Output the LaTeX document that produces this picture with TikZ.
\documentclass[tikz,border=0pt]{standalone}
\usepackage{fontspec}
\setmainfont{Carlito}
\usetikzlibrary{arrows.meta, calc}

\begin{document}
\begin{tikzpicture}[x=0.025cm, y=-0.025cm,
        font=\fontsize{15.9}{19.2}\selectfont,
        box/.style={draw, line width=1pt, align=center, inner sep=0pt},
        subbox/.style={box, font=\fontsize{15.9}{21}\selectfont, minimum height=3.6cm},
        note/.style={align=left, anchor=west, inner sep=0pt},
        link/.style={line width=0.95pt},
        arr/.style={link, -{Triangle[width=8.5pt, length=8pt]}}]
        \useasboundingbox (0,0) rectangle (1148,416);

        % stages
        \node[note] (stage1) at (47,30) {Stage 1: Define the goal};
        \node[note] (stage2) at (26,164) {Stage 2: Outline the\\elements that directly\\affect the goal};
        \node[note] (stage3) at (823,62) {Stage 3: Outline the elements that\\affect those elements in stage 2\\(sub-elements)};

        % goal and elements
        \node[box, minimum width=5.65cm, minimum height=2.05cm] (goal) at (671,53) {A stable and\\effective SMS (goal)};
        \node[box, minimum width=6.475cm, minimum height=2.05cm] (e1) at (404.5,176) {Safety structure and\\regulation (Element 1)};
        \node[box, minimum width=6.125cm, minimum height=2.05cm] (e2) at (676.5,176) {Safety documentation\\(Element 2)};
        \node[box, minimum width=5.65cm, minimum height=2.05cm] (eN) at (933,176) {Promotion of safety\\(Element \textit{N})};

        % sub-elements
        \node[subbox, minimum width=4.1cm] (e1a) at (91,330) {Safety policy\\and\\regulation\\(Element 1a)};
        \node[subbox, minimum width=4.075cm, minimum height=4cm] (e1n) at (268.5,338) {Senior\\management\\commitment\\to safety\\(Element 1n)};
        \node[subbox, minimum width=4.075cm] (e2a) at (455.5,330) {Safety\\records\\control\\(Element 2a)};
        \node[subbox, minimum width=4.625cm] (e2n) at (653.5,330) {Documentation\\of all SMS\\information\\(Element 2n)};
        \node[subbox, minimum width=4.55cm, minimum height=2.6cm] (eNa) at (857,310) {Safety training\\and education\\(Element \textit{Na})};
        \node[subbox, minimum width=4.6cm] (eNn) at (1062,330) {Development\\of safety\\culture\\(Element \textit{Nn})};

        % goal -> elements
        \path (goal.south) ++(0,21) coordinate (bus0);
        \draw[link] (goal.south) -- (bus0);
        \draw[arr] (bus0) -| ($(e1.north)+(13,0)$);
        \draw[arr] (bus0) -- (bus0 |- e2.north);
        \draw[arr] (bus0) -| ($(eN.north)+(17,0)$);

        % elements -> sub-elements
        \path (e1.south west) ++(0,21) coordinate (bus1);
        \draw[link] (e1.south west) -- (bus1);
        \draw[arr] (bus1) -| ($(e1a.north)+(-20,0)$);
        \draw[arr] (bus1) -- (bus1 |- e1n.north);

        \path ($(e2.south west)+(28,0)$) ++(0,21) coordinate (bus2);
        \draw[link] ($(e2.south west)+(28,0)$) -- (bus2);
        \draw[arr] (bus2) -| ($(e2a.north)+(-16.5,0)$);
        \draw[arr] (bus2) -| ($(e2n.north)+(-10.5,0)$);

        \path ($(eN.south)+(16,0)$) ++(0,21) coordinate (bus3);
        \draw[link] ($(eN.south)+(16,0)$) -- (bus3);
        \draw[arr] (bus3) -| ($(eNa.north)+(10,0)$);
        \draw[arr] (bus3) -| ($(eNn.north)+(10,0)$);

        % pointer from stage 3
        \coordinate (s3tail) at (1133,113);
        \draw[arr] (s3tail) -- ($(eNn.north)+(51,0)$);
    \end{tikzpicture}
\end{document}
* * *
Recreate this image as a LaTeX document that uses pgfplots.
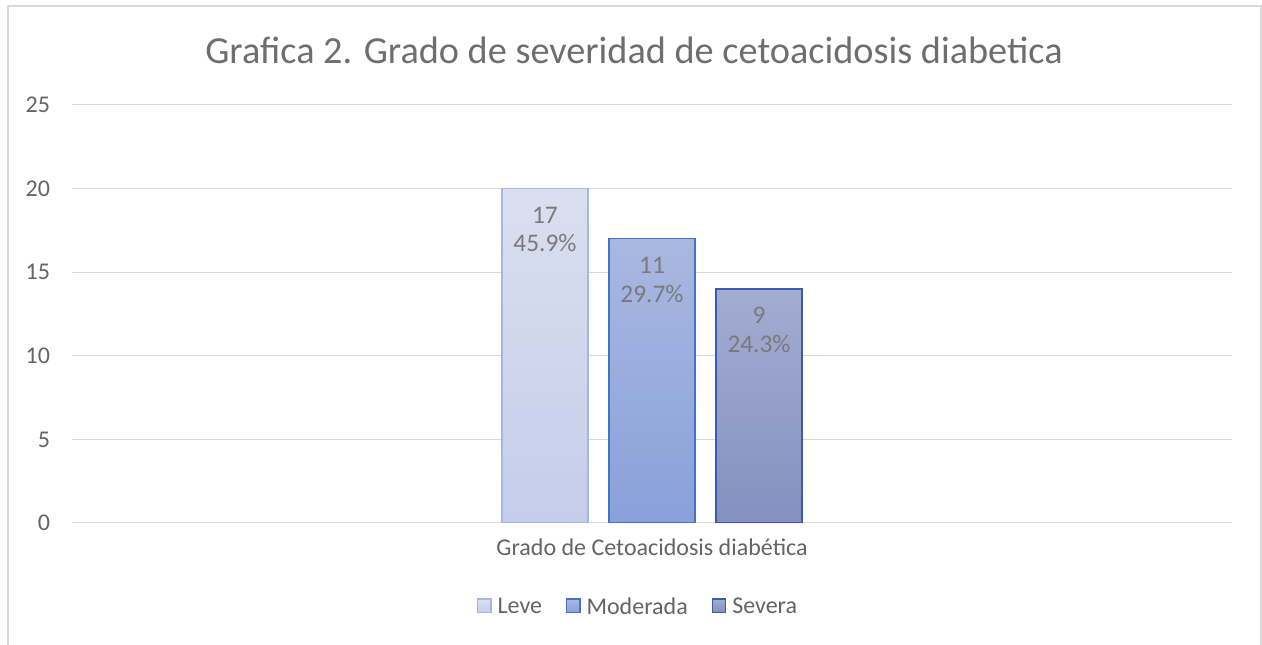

Your objective » The lines from the one containing "Output the LaTeX" to the one containing "minimum height=2.05cm] (eN)", both included, are to be extracted exactly; give no other line.

Solution to this task »
Output the LaTeX document that produces this picture with TikZ.
\documentclass[tikz,border=0pt]{standalone}
\usepackage{fontspec}
\setmainfont{Carlito}
\usetikzlibrary{arrows.meta, calc}

\begin{document}
\begin{tikzpicture}[x=0.025cm, y=-0.025cm,
        font=\fontsize{15.9}{19.2}\selectfont,
        box/.style={draw, line width=1pt, align=center, inner sep=0pt},
        subbox/.style={box, font=\fontsize{15.9}{21}\selectfont, minimum height=3.6cm},
        note/.style={align=left, anchor=west, inner sep=0pt},
        link/.style={line width=0.95pt},
        arr/.style={link, -{Triangle[width=8.5pt, length=8pt]}}]
        \useasboundingbox (0,0) rectangle (1148,416);

        % stages
        \node[note] (stage1) at (47,30) {Stage 1: Define the goal};
        \node[note] (stage2) at (26,164) {Stage 2: Outline the\\elements that directly\\affect the goal};
        \node[note] (stage3) at (823,62) {Stage 3: Outline the elements that\\affect those elements in stage 2\\(sub-elements)};

        % goal and elements
        \node[box, minimum width=5.65cm, minimum height=2.05cm] (goal) at (671,53) {A stable and\\effective SMS (goal)};
        \node[box, minimum width=6.475cm, minimum height=2.05cm] (e1) at (404.5,176) {Safety structure and\\regulation (Element 1)};
        \node[box, minimum width=6.125cm, minimum height=2.05cm] (e2) at (676.5,176) {Safety documentation\\(Element 2)};
        \node[box, minimum width=5.65cm, minimum height=2.05cm] (eN) at (933,176) {Promotion of safety\\(Element \textit{N})};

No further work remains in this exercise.